**Given data:**
************

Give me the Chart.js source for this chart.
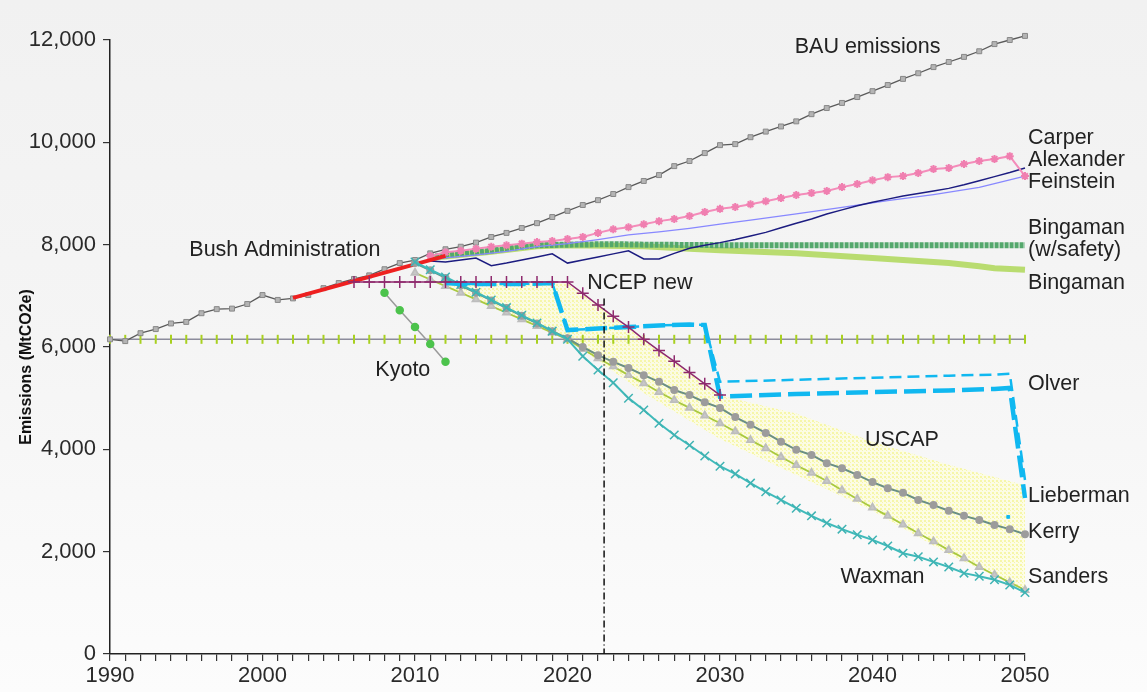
<!DOCTYPE html>
<html>
<head>
<meta charset="utf-8">
<script src="https://cdn.jsdelivr.net/npm/chart.js@4/dist/chart.umd.min.js"></script>
<style>
html,body{margin:0;padding:0;background:#f6f6f6;}
canvas{display:block;}
</style>
</head>
<body>
<canvas id="c" width="1147" height="692"></canvas>
<script>
// ---------------- DATA ----------------
const bauStart = 1990;
const bauValues = [6150,6115,6270,6350,6460,6490,6660,6740,6750,6840,7015,6920,6950,7015,7150,7250,7330,7400,7520,7640,
  7700,7830,7910,7960,8040,8150,8230,8325,8420,8540,8660,8775,8870,8990,9125,9245,9360,9535,9635,9790,
  9945,9965,10100,10210,10310,10410,10550,10670,10770,10885,11000,11120,11240,11350,11470,11570,11670,11780,11920,12000,12080];

const kyotoLevelStart = 1990;
const kyotoLevelValues = [6150,6150,6150,6150,6150,6150,6150,6150,6150,6150,6150,6150,6150,6150,6150,6150,6150,6150,6150,6150,
  6150,6150,6150,6150,6150,6150,6150,6150,6150,6150,6150,6150,6150,6150,6150,6150,6150,6150,6150,6150,
  6150,6150,6150,6150,6150,6150,6150,6150,6150,6150,6150,6150,6150,6150,6150,6150,6150,6150,6150,6150,6150];

const kyotoYears = [2008,2009,2010,2011,2012];
const kyotoValues = [7060,6720,6390,6060,5710];

const bushYears = [2002,2012];
const bushValues = [6960,7780];

const ncepStart = 2006;
const ncepValues = [7270,7270,7270,7270,7270,7270,7270,7270,7270,7270,7270,7270,7270,7270,7270,
  7050,6820,6600,6390,6150,5930,5720,5500,5280,5060];

const carperStart = 2011;
const carperValues = [7780,7850,7880,7920,7960,7990,8020,8050,8070,8110,8150,8230,8300,8340,8400,8460,8500,8560,8640,8700,
  8735,8790,8850,8910,8970,9010,9050,9125,9185,9260,9320,9340,9400,9480,9500,9575,9635,9675,9730,9340];

const alexanderStart = 2011;
const alexanderValues = [7680,7660,7700,7740,7590,7640,7700,7760,7820,7640,7700,7760,7820,7880,7720,7720,7830,7930,7990,8040,
  8100,8170,8240,8330,8420,8500,8600,8680,8760,8830,8890,8950,9000,9050,9100,9170,9250,9330,9410,9500];

const feinsteinYears = [2011,2012,2014,2016,2018,2020,2022,2024,2026,2028,2030,2032,2035,2038,2041,2044,2047,2050];
const feinsteinValues = [7700,7740,7800,7870,7960,8020,8100,8190,8250,8320,8400,8480,8600,8730,8860,8980,9120,9340];

const bingSafeYears = [2011,2012,2013,2014,2015,2016,2017,2018,2020,2023,2025,2030,2050];
const bingSafeValues = [7760,7790,7820,7850,7880,7920,7960,7990,8000,8010,8000,7990,7990];

const bingYears = [2011,2015,2018,2020,2025,2028,2030,2035,2040,2045,2047,2048,2050];
const bingValues = [7740,7860,7970,7990,7970,7920,7890,7830,7740,7640,7580,7540,7510];

const liebYears = [2012,2013,2015,2017,2019,2020,2022,2024,2026,2028,2029,2030,2035,2040,2045,2048,2049,2050];
const liebValues = [7250,7230,7230,7230,7250,6330,6360,6390,6420,6440,6430,5030,5080,5120,5150,5180,5200,3050];

const olverYears = [2012,2013,2015,2017,2019,2020,2022,2024,2026,2028,2029,2030,2035,2040,2045,2048,2049,2050];
const olverValues = [7250,7230,7230,7230,7250,6330,6360,6390,6420,6440,6430,5320,5360,5400,5440,5460,5480,3400];

const strayYears = [2048.9];
const strayValues = [2680];

const kerryStart = 2010;
const kerryValues = [7640,7500,7350,7200,7060,6910,6760,6610,6460,6310,6170,6000,5840,5710,5590,5450,5320,5160,5060,4920,
  4810,4630,4480,4320,4150,3990,3890,3730,3630,3500,3360,3240,3150,3010,2910,2800,2700,2620,2520,2440,2340];

const sandersStart = 2010;
const sandersValues = [7450,7320,7190,7060,6930,6800,6670,6540,6410,6280,6150,5960,5780,5620,5450,5290,5120,4960,4810,4660,
  4510,4350,4180,4020,3850,3690,3540,3380,3200,3030,2860,2700,2530,2360,2200,2030,1870,1700,1550,1400,1250];

const waxmanStart = 2010;
const waxmanValues = [7660,7510,7370,7220,7070,6920,6770,6620,6470,6310,6150,5820,5550,5300,5000,4770,4510,4280,4080,3870,
  3670,3520,3340,3170,3010,2850,2700,2560,2440,2330,2230,2110,1970,1900,1800,1700,1580,1520,1450,1350,1200];

const uscapYears = [2012,2020,2025,2030,2035,2040,2045,2050];
const uscapUpper = [7250,7250,6150,5050,4700,4150,3700,3300];
const uscapLower = [7200,6150,5100,4200,3500,2800,1950,1250];

const markerYears = [2022.4,2022.4];
const markerValues = [6950,0];

const yTicks = [0,2000,4000,6000,8000,10000,12000];
const xTickLabels = [1990,2000,2010,2020,2030,2040,2050];

const annotations = [
  {t:'BAU emissions', x:2034.9, y:11860},
  {t:'Carper', x:2050.2, y:10085},
  {t:'Alexander', x:2050.2, y:9655},
  {t:'Feinstein', x:2050.2, y:9225},
  {t:'Bingaman', x:2050.2, y:8325},
  {t:'(w/safety)', x:2050.2, y:7895},
  {t:'Bingaman', x:2050.2, y:7250},
  {t:'Olver', x:2050.2, y:5275},
  {t:'USCAP', x:2039.5, y:4180},
  {t:'Lieberman', x:2050.2, y:3090},
  {t:'Kerry', x:2050.2, y:2385},
  {t:'Sanders', x:2050.2, y:1505},
  {t:'Waxman', x:2037.9, y:1505},
  {t:'Bush Administration', x:1995.2, y:7895},
  {t:'NCEP new', x:2021.3, y:7250},
  {t:'Kyoto', x:2007.4, y:5550}
];

// ---------------- helpers ----------------
const fromStart = (start, vals) => vals.map((v,i) => ({x:start+i, y:v}));
const fromPairs = (xs, vals) => vals.map((v,i) => ({x:xs[i], y:v}));

function dotPattern(){
  const p = document.createElement('canvas');
  p.width = 4; p.height = 4;
  const g = p.getContext('2d');
  g.fillStyle = 'rgba(255,255,215,0.6)';
  g.fillRect(0,0,4,4);
  g.fillStyle = 'rgba(242,242,130,0.6)';
  g.fillRect(0,0,2,2);
  g.fillRect(2,2,1,1);
  return g.createPattern(p,'repeat');
}

const FONT = '"Liberation Sans", Arial, Helvetica, sans-serif';
Chart.defaults.font.family = FONT;
Chart.defaults.font.size = 22;
Chart.defaults.color = '#2a2a2a';

const bgPlugin = {
  id:'bg',
  beforeDraw(chart){
    const {ctx, width, height} = chart;
    const g = ctx.createLinearGradient(0,0,0,height);
    g.addColorStop(0,'#f1f1f1');
    g.addColorStop(0.5,'#f5f5f5');
    g.addColorStop(1,'#fcfcfc');
    ctx.save();
    ctx.fillStyle = g;
    ctx.fillRect(0,0,width,height);
    ctx.restore();
  }
};

const textPlugin = {
  id:'texts',
  afterDatasetsDraw(chart){
    const {ctx, scales:{x, y}} = chart;
    ctx.save();
    ctx.fillStyle = '#222';
    ctx.font = '21.5px ' + FONT;
    ctx.textAlign = 'left';
    ctx.textBaseline = 'middle';
    annotations.forEach(a => {
      ctx.fillText(a.t, x.getPixelForValue(a.x), y.getPixelForValue(a.y));
    });
    // axis title
    ctx.translate(27, 367);
    ctx.rotate(-Math.PI/2);
    ctx.textAlign = 'center';
    ctx.font = 'bold 16px ' + FONT;
    ctx.fillStyle = '#111';
    ctx.fillText('Emissions (MtCO2e)', 0, 0);
    ctx.restore();
  }
};

const ds = [
  { label:'USCAP upper', data: fromPairs(uscapYears, uscapUpper), borderWidth:0, pointRadius:0,
    fill:{target:'+1'}, backgroundColor: dotPattern(), order:50, tension:0 },
  { label:'USCAP lower', data: fromPairs(uscapYears, uscapLower), borderWidth:0, pointRadius:0, fill:false, order:51 },
  { label:'Kyoto level', data: fromStart(kyotoLevelStart, kyotoLevelValues), borderColor:'#8c8c9c', borderWidth:1.5,
    pointStyle:'line', rotation:90, pointRadius:4.5, pointBorderColor:'#a8d020', pointBorderWidth:2, order:40 },
  { label:'BAU emissions', data: fromStart(bauStart, bauValues), borderColor:'#5a5a5a', borderWidth:1.3,
    pointStyle:'rect', pointRadius:3.5, pointBackgroundColor:'#b4b4b4', pointBorderColor:'#888', pointBorderWidth:1, order:30 },
  { label:'Bingaman', data: fromPairs(bingYears, bingValues), borderColor:'#b9dc70', borderWidth:6, pointRadius:0, order:29 },
  { label:'Bingaman (w/safety)', data: fromPairs(bingSafeYears, bingSafeValues), borderColor:'#54a86c', borderWidth:6,
    borderDash:[4,1], pointRadius:0, order:28 },
  { label:'Feinstein', data: fromPairs(feinsteinYears, feinsteinValues), borderColor:'#8888ff', borderWidth:1.3, pointRadius:0, order:27 },
  { label:'Alexander', data: fromStart(alexanderStart, alexanderValues), borderColor:'#1c1c80', borderWidth:1.5, pointRadius:0, order:26 },
  { label:'Carper', data: fromStart(carperStart, carperValues), borderColor:'#f48cba', borderWidth:2,
    pointStyle:'star', pointRadius:4, pointBorderColor:'#f07fb0', pointBorderWidth:2, order:25 },
  { label:'Bush Administration', data: fromPairs(bushYears, bushValues), borderColor:'#ee2020', borderWidth:4, pointRadius:0, order:20 },
  { label:'Kyoto', data: fromPairs(kyotoYears, kyotoValues), borderColor:'#9a9a9a', borderWidth:1.5,
    pointStyle:'circle', pointRadius:3.5, pointBackgroundColor:'#4cc34c', pointBorderColor:'#4cc34c', order:19 },
  { label:'Sanders', data: fromStart(sandersStart, sandersValues), borderColor:'#a9c93f', borderWidth:1.8,
    pointStyle:'triangle', pointRadius:4, pointBackgroundColor:'#c8c8c8', pointBorderColor:'#bdbdbd', order:18 },
  { label:'Kerry', data: fromStart(kerryStart, kerryValues), borderColor:'#6a8f84', borderWidth:2,
    pointStyle:'circle', pointRadius:3, pointBackgroundColor:'#9c9c9c', pointBorderColor:'#9c9c9c', order:17 },
  { label:'Waxman', data: fromStart(waxmanStart, waxmanValues), borderColor:'#3fbaba', borderWidth:2,
    pointStyle:'crossRot', pointRadius:6, pointBorderColor:'#3fb3b3', pointBorderWidth:1.5, order:16 },
  { label:'Olver', data: fromPairs(olverYears, olverValues), borderColor:'#10b8f0', borderWidth:2.5,
    borderDash:[12,6], pointRadius:0, order:15 },
  { label:'Lieberman', data: fromPairs(liebYears, liebValues), borderColor:'#10b8f0', borderWidth:4.5,
    borderDash:[22,7], pointRadius:0, order:14 },
  { label:'stray', data: fromPairs(strayYears, strayValues), showLine:false, pointStyle:'rect', pointRadius:2,
    pointBackgroundColor:'#10b8f0', pointBorderColor:'#10b8f0', order:13 },
  { label:'NCEP new', data: fromStart(ncepStart, ncepValues), borderColor:'#8e2a6e', borderWidth:1.5,
    pointStyle:'cross', pointRadius:6, pointBorderColor:'#8e2a6e', pointBorderWidth:1.5, order:12 },
  { label:'2022', data: fromPairs(markerYears, markerValues), borderColor:'#111', borderWidth:1.5,
    borderDash:[7,3,1,3], pointRadius:0, order:11 }
].map(d => Object.assign({clip:false, tension:0, fill: d.fill === undefined ? false : d.fill}, d));

new Chart(document.getElementById('c'), {
  type:'line',
  data:{ datasets: ds },
  options:{
    responsive:false,
    animation:false,
    devicePixelRatio:1,
    layout:{ padding:{ top:40, right:122, bottom:0, left:0 } },
    plugins:{ legend:{display:false}, tooltip:{enabled:false} },
    elements:{ line:{ borderCapStyle:'butt' } },
    scales:{
      x:{
        type:'linear', min:1990, max:2050,
        afterFit(s){ s.height = 38; },
        grid:{ drawOnChartArea:false, drawTicks:true, tickLength:7, color:'#333', lineWidth:1.2 },
        border:{ display:true, color:'#222', width:1.5 },
        ticks:{
          stepSize:1, autoSkip:false, maxTicksLimit:100, maxRotation:0, padding:2,
          font:{ size:22 }, color:'#2a2a2a',
          callback:(v) => xTickLabels.includes(v) ? String(v) : ''
        }
      },
      y:{
        min:0, max:12000,
        afterFit(s){ s.width = 110; },
        grid:{ drawOnChartArea:false, drawTicks:true, tickLength:7, color:'#333', lineWidth:1.2 },
        border:{ display:true, color:'#222', width:1.5 },
        afterBuildTicks(s){ s.ticks = yTicks.map(v => ({value:v})); },
        ticks:{
          padding:7, font:{ size:22 }, color:'#2a2a2a',
          callback:(v) => Number(v).toLocaleString('en-US')
        }
      }
    }
  },
  plugins:[bgPlugin, textPlugin]
});
</script>
</body>
</html>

************

**Problem to solve:** Give again, exactly, the lines from the start of the data through the one holding "const kyotoValues = [7060,6720,6390,6060,5710];"; omit the pictures.

**Task solution:**
Give me the Chart.js source for this chart.
<!DOCTYPE html>
<html>
<head>
<meta charset="utf-8">
<script src="https://cdn.jsdelivr.net/npm/chart.js@4/dist/chart.umd.min.js"></script>
<style>
html,body{margin:0;padding:0;background:#f6f6f6;}
canvas{display:block;}
</style>
</head>
<body>
<canvas id="c" width="1147" height="692"></canvas>
<script>
// ---------------- DATA ----------------
const bauStart = 1990;
const bauValues = [6150,6115,6270,6350,6460,6490,6660,6740,6750,6840,7015,6920,6950,7015,7150,7250,7330,7400,7520,7640,
  7700,7830,7910,7960,8040,8150,8230,8325,8420,8540,8660,8775,8870,8990,9125,9245,9360,9535,9635,9790,
  9945,9965,10100,10210,10310,10410,10550,10670,10770,10885,11000,11120,11240,11350,11470,11570,11670,11780,11920,12000,12080];

const kyotoLevelStart = 1990;
const kyotoLevelValues = [6150,6150,6150,6150,6150,6150,6150,6150,6150,6150,6150,6150,6150,6150,6150,6150,6150,6150,6150,6150,
  6150,6150,6150,6150,6150,6150,6150,6150,6150,6150,6150,6150,6150,6150,6150,6150,6150,6150,6150,6150,
  6150,6150,6150,6150,6150,6150,6150,6150,6150,6150,6150,6150,6150,6150,6150,6150,6150,6150,6150,6150,6150];

const kyotoYears = [2008,2009,2010,2011,2012];
const kyotoValues = [7060,6720,6390,6060,5710];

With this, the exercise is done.